• Welcome to BookAndReader!

    We LOVE books and hope you'll join us in sharing your favorites and experiences along with your love of reading with our community. Registering for our site is free and easy, just CLICK HERE!

    Already a member and forgot your password? Click here.

Fiction authors referencing each others' work

Fore Check

New Member
I have a question regarding something I came across last night.

My current read, The Venetian Betrayal by Steve Berry involves a fictitious office within the US Intelligence network called the Magellan Billet. The character in charge of the Billet, Stephanie Nelle, was having a meeting with the President discussing some things pertinent to the story line (trying not to be a spoiler.) Anyway, when she asked the President about the source of some information, the President casually replied "Painter Crowe of Sigma." Their conversation quickly moved on and that was the only reference to Crowe or Sigma.

Here's the thing: Painter Crowe as the head of Sigma Force is the creation of James Rollins and the center of his last four books (Sandstorm, Map of Bones, Black Order, and Judas Strain.) Now, I haven't read any of Rollins' books, but all four of the ones I just listed are on my desk and are next in line for me to read after I finish the Berry I'm reading now. And I've read the jackets/back cover synopsis on them so I recognized the Crowe/Sigma reference immediately.

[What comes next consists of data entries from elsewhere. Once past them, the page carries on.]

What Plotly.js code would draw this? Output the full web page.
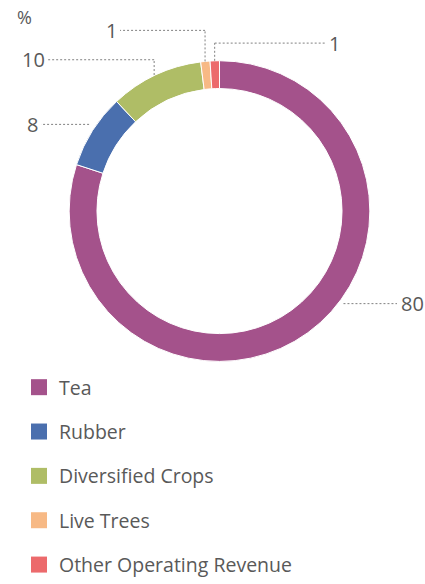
<!DOCTYPE html>
<html><head><meta charset="utf-8">
<script src="https://cdn.plot.ly/plotly-3.0.1.min.js"></script>
<style>html,body{margin:0;padding:0;background:#fff}#chart{width:425px;height:584px}</style>
</head><body><div id="chart"></div>
<script>
const categories = ['Tea', 'Rubber', 'Diversified Crops', 'Live Trees', 'Other Operating Revenue'];
const shares = [80, 8, 10, 1, 1];
const colors = ['#A4528B', '#4A6FAE', '#AFBD66', '#F7B985', '#EC6A6C'];
const unitLabel = '%';

const W = 425, H = 584;
const cx = 219.5, cy = 215.5, rOut = 153.5, holeFrac = 0.815;
const px = x => x / W, py = y => 1 - y / H;
const FONT = 'Open Sans, sans-serif';
const TXT = '#595959';

// label placement (layout only)
const labelPlace = [
  {x: 399, y: 310, anchor: 'left', style: 'h'},
  {x: 40, y: 127, anchor: 'right', style: 'h'},
  {x: 47, y: 61, anchor: 'right', style: 'elbow'},
  {x: 119, y: 31, anchor: 'right', style: 'elbow'},
  {x: 327, y: 44, anchor: 'left', style: 'elbow'}
];

const total = shares.reduce((a, b) => a + b, 0);
const shapes = [], annotations = [];
let cum = 0;
const lineStyle = {color: '#808080', width: 1, dash: '2px,2px'};
shares.forEach((v, i) => {
  const mid = (cum + v / 2) / total * 2 * Math.PI;
  cum += v;
  const L = labelPlace[i];
  const endX = L.anchor === 'left' ? L.x - 2 : L.x + 1;
  if (L.style === 'h') {
    const dy = L.y - cy;
    const dx = Math.sqrt(Math.max(rOut * rOut - dy * dy, 0));
    const ringX = L.anchor === 'left' ? cx + dx + 3 : cx - dx - 5;
    shapes.push({type: 'line', xref: 'paper', yref: 'paper', x0: px(ringX), y0: py(L.y), x1: px(endX), y1: py(L.y), line: lineStyle});
  } else {
    const ax = cx + rOut * Math.sin(mid), ay = cy - rOut * Math.cos(mid);
    shapes.push({type: 'line', xref: 'paper', yref: 'paper', x0: px(ax), y0: py(ay), x1: px(ax), y1: py(L.y), line: lineStyle});
    shapes.push({type: 'line', xref: 'paper', yref: 'paper', x0: px(ax), y0: py(L.y), x1: px(endX), y1: py(L.y), line: lineStyle});
  }
  annotations.push({xref: 'paper', yref: 'paper', x: px(L.x), y: py(L.y), xanchor: L.anchor, yanchor: 'middle',
    text: String(v), showarrow: false, font: {family: FONT, size: 20, color: TXT}});
});
annotations.push({xref: 'paper', yref: 'paper', x: px(15), y: py(17), xanchor: 'left', yanchor: 'middle',
  text: unitLabel, showarrow: false, font: {family: FONT, size: 18, color: TXT}});

const pie = {
  type: 'pie', values: shares, labels: categories, sort: false, direction: 'clockwise', rotation: 0,
  hole: holeFrac, textinfo: 'none', showlegend: false,
  marker: {colors: colors, line: {color: '#ffffff', width: 1}},
  domain: {x: [px(cx - rOut), px(cx + rOut)], y: [py(cy + rOut), py(cy - rOut)]}
};
const legendTraces = categories.map((c, i) => ({
  type: 'scatter', mode: 'markers', x: [null], y: [null], name: c, legendgroup: 'g' + i,
  marker: {symbol: 'square', size: 16, color: colors[i]}, showlegend: true, hoverinfo: 'skip'
}));

const layout = {
  width: W, height: H, margin: {l: 0, r: 0, t: 0, b: 0},
  paper_bgcolor: '#ffffff', plot_bgcolor: 'rgba(0,0,0,0)',
  xaxis: {visible: false}, yaxis: {visible: false},
  showlegend: true,
  legend: {x: px(19), y: py(376), xanchor: 'left', yanchor: 'top', traceorder: 'grouped', tracegroupgap: 16,
    font: {family: FONT, size: 19.5, color: TXT}, bgcolor: 'rgba(0,0,0,0)'},
  shapes: shapes, annotations: annotations
};
Plotly.newPlot('chart', [pie].concat(legendTraces), layout, {displayModeBar: false, staticPlot: true});
</script></body></html>
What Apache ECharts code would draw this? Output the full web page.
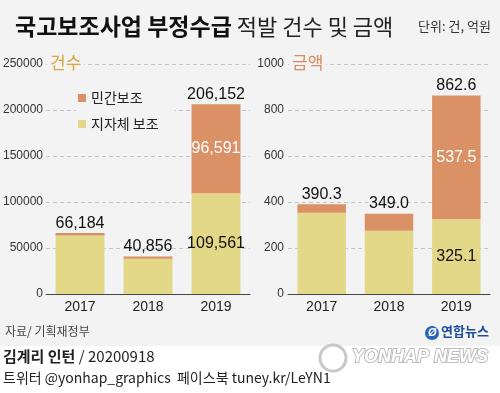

Which finally brings me to my question(s): Does anyone know of a direct relationship between Berry and Rollins? The aren't published by the same folks. Further, and I suppose the main question I want answered is, how common is this fictional cross-reference? Is it "advertising" of sorts? Or is it just for fun? I can't recall noticing this sort of thing before.

Certainly intriguing...
 
The closest thing I can think of that relates to your example is this:

A minor character in Poppy Z. Brite's Drawing Blood, Eddy Sung, makes an appearance in a novel called Silk that is not written by Brite but Caitlin R. Kiernan. Brite had no intentions to write about Eddy again and told Kiernan, a close friend of hers, that Kiernan could "borrow" the character for her work.
 
Authors referencing others' work is nothing new; it's been going on for as long as there's been literature ("Dante and Milton just ripped off Moses!"). And of course with the postmodern era, that's simply exploded. Jonathan Lethem has a great article on referencing here.

But if we're talking about authors who know each other and deliberately write in the same "universe", as it were, one of my favourite examples is from Bret Easton Ellis' Rules Of Attraction:
But who doesn't go to The Dressed To Get Screwed Party, besides that weird Classics group (and they're probably roaming the countryside sacrificing farmers and performing pagan rituals).
That, of course, is the plot of Donna Tartt's The Secret History, which came out after Ellis' book but which he'd supposedly read in advance.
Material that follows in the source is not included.